Empirical Evaluation
Benchmark Results
WebWeaver is evaluated on DeepResearch Bench, DeepConsult, and DeepResearchGym, outperforming both proprietary and open-source baselines across all major metrics, including comprehensiveness, insight, instruction-following, readability, effective citations, and citation accuracy.
Figure 3: WebWeaver achieves state-of-the-art performance across DeepResearch Bench, DeepConsult, and DeepResearchGym.
Notably, WebWeaver achieves a citation accuracy of 93.37% and the highest overall report quality, demonstrating the efficacy of dynamic outline optimization and hierarchical synthesis. The system also achieves near-perfect scores in depth and breadth on DeepResearchGym, indicating exhaustive topic coverage and robust structural organization.
Outline Optimization and Hierarchical Writing
Ablation studies reveal that iterative outline optimization yields monotonic improvements in both end-to-end report quality and LLM-judged outline quality. Each additional round of optimization increases comprehensiveness, insight, and evidentiary support, empirically invalidating static-outline approaches.
Figure 4: Distribution of outline optimization rounds, showing the prevalence and necessity of multiple refinement cycles.
Figure 5: End-to-end report scores increase with additional outline optimization rounds.
Figure 6: LLM-judged outline quality improves with each optimization round, especially in depth, breadth, and support.
Hierarchical writing is shown to be strictly superior to brute-force writing (e.g., LongWriter-style), with significant gains in insight, readability, and support.
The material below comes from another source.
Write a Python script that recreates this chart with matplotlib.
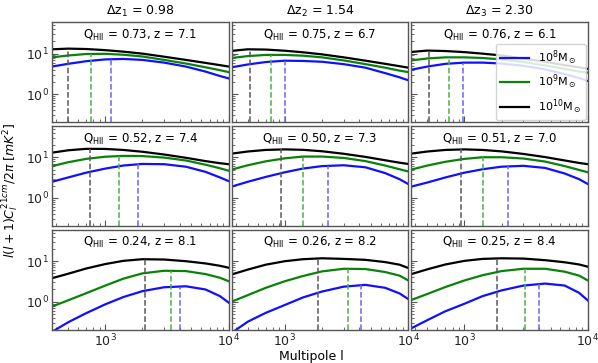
import numpy as np
import matplotlib
matplotlib.use("Agg")
import matplotlib.pyplot as plt

ell = [370, 500, 700, 1000, 1400, 2000, 3000, 4500, 6500, 8500, 10000]

dz_titles = [r"$\Delta$z$_1$ = 0.98", r"$\Delta$z$_2$ = 1.54", r"$\Delta$z$_3$ = 2.30"]
q_labels = [
    ["0.73, z = 7.1", "0.75, z = 6.7", "0.76, z = 6.1"],
    ["0.52, z = 7.4", "0.50, z = 7.3", "0.51, z = 7.0"],
    ["0.24, z = 8.1", "0.26, z = 8.2", "0.25, z = 8.4"],
]
mass_labels = [r"10$^8$M$_\odot$", r"10$^9$M$_\odot$", r"10$^{10}$M$_\odot$"]

# C_l curves, rows = Q_HII panels (row-major), per halo mass
cl_1e8 = [
    [4.8, 5.6, 6.5, 7.2, 7.4, 7.0, 6.0, 4.8, 3.6, 2.8, 2.45],
    [4.6, 5.4, 6.2, 6.7, 6.6, 6.3, 5.5, 4.5, 3.3, 2.6, 2.2],
    [4.0, 4.8, 5.6, 6.0, 6.0, 5.7, 5.0, 4.1, 3.1, 2.5, 2.1],
    [2.5, 3.2, 4.2, 5.3, 6.3, 6.9, 6.8, 5.9, 4.4, 3.2, 2.6],
    [1.9, 2.5, 3.3, 4.3, 5.3, 6.1, 6.4, 5.7, 4.1, 2.9, 2.2],
    [1.9, 2.4, 3.2, 4.2, 5.1, 5.9, 6.2, 5.5, 4.0, 2.9, 2.2],
    [0.18, 0.31, 0.52, 0.86, 1.3, 1.82, 2.27, 2.4, 2.0, 1.37, 0.95],
    [0.17, 0.32, 0.53, 0.83, 1.27, 1.78, 2.35, 2.6, 2.2, 1.6, 1.16],
    [0.22, 0.35, 0.58, 0.89, 1.37, 1.9, 2.5, 2.8, 2.5, 1.65, 1.07],
]
cl_1e9 = [
    [8.1, 9.0, 9.8, 9.9, 9.4, 8.5, 7.0, 5.7, 4.6, 3.9, 3.5],
    [7.8, 8.7, 9.3, 9.3, 8.9, 8.1, 6.8, 5.5, 4.5, 3.8, 3.5],
    [6.8, 7.6, 8.1, 8.1, 7.8, 7.2, 6.2, 5.1, 4.2, 3.6, 3.4],
    [6.1, 7.6, 9.2, 10.4, 10.9, 10.8, 9.9, 8.4, 6.6, 5.4, 4.7],
    [5.0, 6.4, 8.0, 9.5, 10.5, 10.5, 9.7, 8.1, 6.3, 5.1, 4.5],
    [5.0, 6.3, 7.8, 9.2, 10.1, 10.1, 9.4, 7.9, 6.1, 4.9, 4.3],
    [0.76, 1.08, 1.62, 2.5, 3.7, 5.0, 5.8, 5.7, 4.8, 3.9, 3.2],
    [1.0, 1.45, 2.2, 3.2, 4.3, 5.6, 6.5, 6.4, 5.4, 4.4, 3.35],
    [1.1, 1.55, 2.3, 3.35, 4.5, 5.7, 6.5, 6.5, 5.5, 4.4, 3.35],
]
cl_1e10 = [
    [12.8, 13.3, 13.0, 12.2, 11.2, 10.0, 8.4, 7.0, 5.9, 5.2, 4.8],
    [11.7, 12.8, 12.6, 11.8, 10.8, 9.6, 8.1, 6.7, 5.6, 4.9, 4.5],
    [11.0, 11.9, 11.6, 10.9, 10.0, 9.0, 7.6, 6.3, 5.2, 4.6, 4.2],
    [13.1, 15.0, 16.3, 16.2, 15.3, 13.8, 11.8, 9.8, 8.1, 7.2, 6.8],
    [12.4, 14.0, 15.3, 15.8, 15.4, 14.2, 12.3, 10.3, 8.5, 7.4, 6.9],
    [12.4, 14.0, 15.3, 15.8, 15.3, 14.1, 12.2, 10.2, 8.4, 7.3, 6.8],
    [3.8, 4.9, 6.6, 8.5, 10.2, 11.2, 11.0, 10.0, 8.8, 7.7, 6.9],
    [4.7, 6.2, 8.2, 10.0, 11.2, 11.8, 11.4, 10.8, 9.5, 8.2, 6.8],
    [4.8, 6.3, 8.3, 10.2, 11.4, 11.8, 11.6, 10.6, 9.4, 8.3, 7.3],
]

# peak multipoles (dashed markers), per panel
peak_1e8 = [1120, 1000, 980, 1840, 2230, 2240, 4030, 4130, 4030]
peak_1e9 = [760, 767, 752, 1300, 1413, 1413, 3380, 3260, 3100]
peak_1e10 = [500, 520, 511, 746, 935, 940, 2100, 1860, 1845]

colors = ["#1010ff", "#0a820a", "black"]
dash_colors = ["#6666ff", "#4caf4c", "#5a5a5a"]
series = [cl_1e8, cl_1e9, cl_1e10]
peaks = [peak_1e8, peak_1e9, peak_1e10]

ymin, ymax = 0.2, 60

fig, axes = plt.subplots(3, 3, figsize=(5.98, 3.63), dpi=100, sharex=True, sharey=True)
fig.subplots_adjust(left=0.087, right=0.983, top=0.939, bottom=0.091, wspace=0.017, hspace=0.035)

for i in range(3):
    for j in range(3):
        ax = axes[i, j]
        k = i * 3 + j
        for m in range(3):
            y = np.array(series[m][k])
            ax.plot(ell, y, color=colors[m], lw=1.6, label=mass_labels[m])
            p = peaks[m][k]
            yp = 10 ** np.interp(np.log10(p), np.log10(ell), np.log10(y))
            ax.plot([p, p], [ymin, yp], color=dash_colors[m], ls="--", lw=1.1)
        ax.set_xscale("log")
        ax.set_yscale("log")
        ax.set_xlim(370, 1e4)
        ax.set_ylim(ymin, ymax)
        ax.text(0.5, 0.87, r"Q$_{\rm HII}$ = " + q_labels[i][j], transform=ax.transAxes,
                ha="center", va="center", fontsize=8.5)
        for s in ax.spines.values():
            s.set_color("#555555")
            s.set_linewidth(1.0)
        ax.tick_params(which="both", direction="in", colors="#555555", labelcolor="#222222",
                       labelsize=9, pad=2)
        ax.tick_params(which="major", length=4)
        ax.tick_params(which="minor", length=2)
        if i == 0:
            ax.set_title(dz_titles[j], fontsize=9, pad=5)

axes[0, 2].legend(loc="lower right", fontsize=8, handlelength=2.6, borderaxespad=0.2,
                  labelspacing=0.55, framealpha=0.85, edgecolor="#cccccc")

fig.text(0.52, 0.018, "Multipole l", ha="center", va="center", fontsize=9)
fig.text(0.018, 0.477, r"$l(l+1)C_l^{21cm}/2\pi\ [mK^2]$", rotation=90,
         ha="center", va="center", fontsize=9)

fig.savefig("out.png", dpi=100)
The targeted retrieval-and-pruning mechanism is essential for preventing context-bleeding and for ensuring claims are tightly linked to evidence.
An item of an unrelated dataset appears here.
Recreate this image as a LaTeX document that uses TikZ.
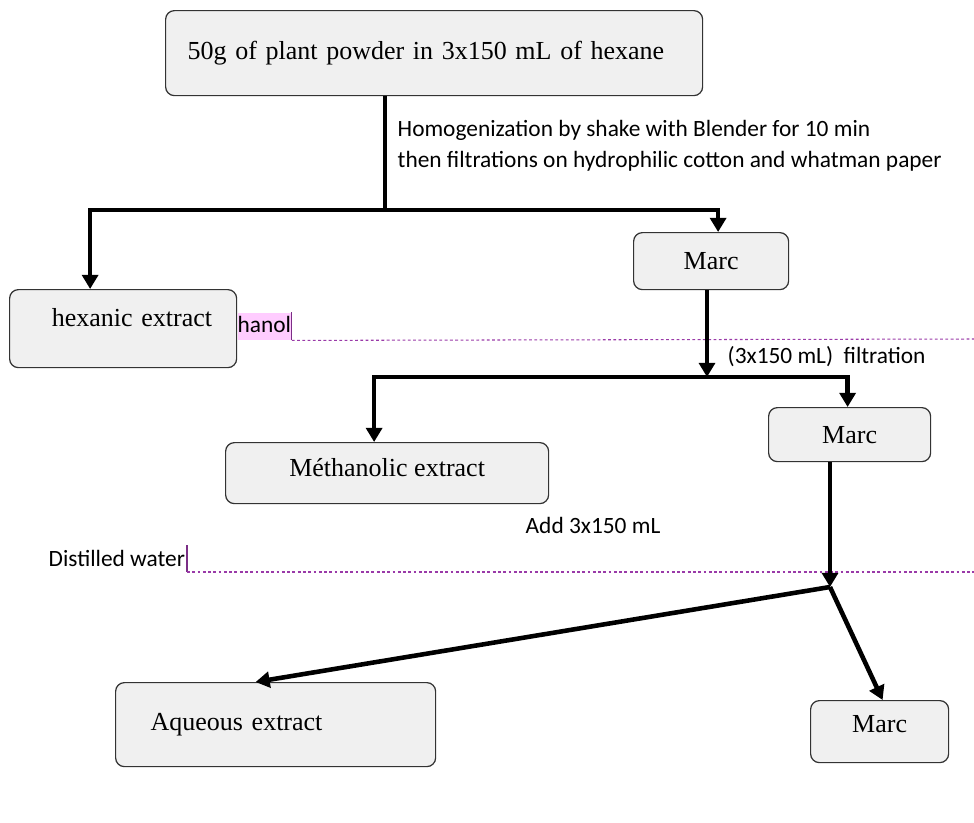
\documentclass[tikz,border=0pt]{standalone}
\usepackage{fontspec}
\setmainfont{Liberation Serif}
\newfontfamily\lblfont{Carlito}
\usetikzlibrary{arrows.meta,calc}
\definecolor{hilite}{HTML}{FFCCFF}
\definecolor{revmark}{HTML}{9A3AA8}

\begin{document}
\begin{tikzpicture}[
    x=0.02cm,y=-0.02cm,
    thick
  ]
\def\px{0.02cm}

\tikzstyle{box}=[draw=black!80,fill=black!6,rounded corners=5pt,line width=0.7pt,
  inner sep=0pt,anchor=north west,font=\fontsize{14.8}{17}\selectfont]
\tikzstyle{flow}=[line width=2.6pt]
\tikzstyle{arr}=[flow,-{Triangle[length=8pt,width=9pt]}]
\tikzstyle{note}=[inner sep=0pt,anchor=west,font=\lblfont\fontsize{13.3}{17.6}\selectfont]
\tikzstyle{trk}=[revmark,line width=0.6pt,dash pattern=on 1.6pt off 1.4pt]
\tikzstyle{caret}=[revmark!80!black,line width=0.6pt]

\useasboundingbox (0,0) rectangle (974,822);

% extraction steps
\node[box,minimum width=537*\px,minimum height=85*\px,text width=493*\px,align=left] (powder) at (165,10) {50g of plant powder in 3x150 mL of hexane};
\node[box,minimum width=155*\px,minimum height=57*\px] (marc1) at (633,232) {Marc};
\node[box,minimum width=227*\px,minimum height=78*\px,text width=178*\px,align=right,text depth=13pt] (hex) at (9,289) {hexanic extract};
\node[box,minimum width=323*\px,minimum height=61*\px,text depth=7pt] (meth) at (225,442) {Méthanolic extract};
\node[box,minimum width=162*\px,minimum height=54*\px] (marc2) at (768,407) {Marc};
\node[box,minimum width=138*\px,minimum height=62*\px,text depth=9pt] (marc3) at (810,700) {Marc};
\node[box,minimum width=320*\px,minimum height=84*\px,text width=250*\px,align=left] (aq) at (115,682) {Aqueous extract};

% side notes
\node[note,align=left] (homog) at (397,146) {Homogenization by shake with Blender for 10 min\\ then filtrations on hydrophilic cotton and whatman paper};
\node[note] (filt) at (727,357) {(3x150 mL)\ \ filtration};
\node[note] (add) at (525,525) {Add 3x150 mL};
\node[note] (water) at (48,558) {Distilled water};
\node[note,anchor=north west,fill=hilite,minimum height=27*\px,text depth=2pt] (hanol) at (237,312) {hanol};

% revision marks
\coordinate (hanolEnd) at (974,339);
\coordinate (wtop) at (187,545);
\coordinate (wbot) at (187,572);
\coordinate (wend) at (974,572);
\draw[caret] (hanol.north east) -- (hanol.south east);
\draw[trk] (hanol.south east) -- (hanolEnd);
\draw[caret] (wtop) -- (wbot);
\draw[trk] (wbot) -- (wend);

% connectors
\coordinate (j1) at (385,210);
\coordinate (j2) at (707,377);
\coordinate (j3) at (830,587);

\draw[flow] (powder.south -| j1) -- (j1);
\draw[arr] (j1) -| ($(hex.north)+(-33,0)$);
\draw[arr] (j1) -| ($(marc1.north)+(7,0)$);

\draw[arr] (marc1.south -| j2) -- (j2);
\draw[arr] (j2) -| ($(meth.north)+(-13,0)$);
\draw[arr] (j2) -| ($(marc2.north)+(-2,0)$);

\draw[arr] (marc2.south -| j3) -- (j3);
\draw[arr] (j3) -- ($(aq.north)+(-20,0)$);
\draw[arr] (j3) -- ($(marc3.north)+(3,0)$);

\end{tikzpicture}
\end{document}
Figure 7: Hierarchical writing outperforms brute-force writing across all report quality metrics.
Agentic Finetuning and Data Generation
To enable smaller models to acquire the complex skills of planning, searching, and writing, the authors construct WebWeaver-3k, a high-quality SFT dataset generated by the framework. Fine-tuning on this dataset yields substantial improvements in citation accuracy (from 25% to 85.9%) and overall report quality, demonstrating that the agentic workflow is learnable and transferable.

Figure 8: Outline optimization statistics in the WebWeaver-SFT training set, reflecting the complexity and depth of the agentic trajectories.
Implications and Future Directions
WebWeaver demonstrates that OEDR can be reframed as a structured, agentic process, where dynamic planning and targeted synthesis are orchestrated via explicit tool use and memory management. This approach not only achieves superior empirical results but also provides a blueprint for future research in agentic reasoning, long-context management, and automated knowledge work.
The framework's modularity and compatibility with various LLMs suggest broad applicability. The success of agentic finetuning on smaller models indicates a path toward democratizing high-quality research agents without reliance on proprietary, large-scale systems. The explicit citation mechanism and memory-centric architecture also provide a foundation for future work in verifiable, auditable AI systems.
Conclusion
WebWeaver establishes a new state-of-the-art in open-ended deep research by integrating dynamic outline optimization with hierarchical, memory-grounded synthesis. The dual-agent framework overcomes the limitations of static pipelines and brute-force generation, achieving high factuality, coherence, and insight. The results validate the necessity of adaptive planning and focused synthesis for complex, information-intensive tasks, and the methodology provides a scalable template for future agentic systems in AI research and beyond.